The Altium Limited (ASX: ALU) share price has fallen nearly 10% in a very painful day for the electronic PCB software business.
If you want to point the finger somewhere then you can look no further than the US share market.
The S&P 500 fell 1.66% earlier today. The NASDAQ dropped a painful 3.26% but it was the largest individual constituents that felt the most pain.
Apple fell nearly 4%, Amazon dropped 5%, Microsoft declined 3.4%, Facebook declined 5.7%, Alphabet (Google) went down 3.8% and Netflix dropped 5.5%.
Altium is often seen as a proxy on the ASX for the FAANG shares. Its ASX tech peers didn't fare so well today either with Afterpay Touch Group Ltd (ASX: APT) dropping another 4.8%, Xero Limited (ASX: XRO) fell 5.4%, Appen Ltd (ASX: APX) declined 2.2% today and WiseTech Global Ltd (ASX: WTC) went down 1.8%.
Of course, none of the businesses that I've mentioned in this article have seen their underlying intrinsic value fall by 5% or more today. It's just investors selling for a price they can get. Indeed, it's days like today that show how liquid the share market is – it takes more than a day to sell an investment property that's for sure.
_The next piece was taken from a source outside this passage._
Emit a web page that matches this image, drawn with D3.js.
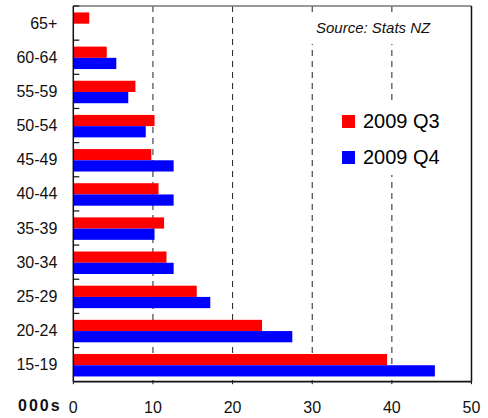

Some conservative investors think this decline in value of shares like Altium has been coming for a while. Whilst I'd agree with the thought that ASX tech sector got too frothy after reporting season a few months ago, the current valuations are looking more attractive.
Foolish takeaway
Even after today's fall Altium is still trading at 41x FY19's estimated earnings. So I'm not quite jumping in yet – if it fell below $20 then I'd be interested.
Altium has growing profit margins, quality clients, high recurring revenue and a growing dividend stream. There's a lot to like about this technology-focused business for long-term growth.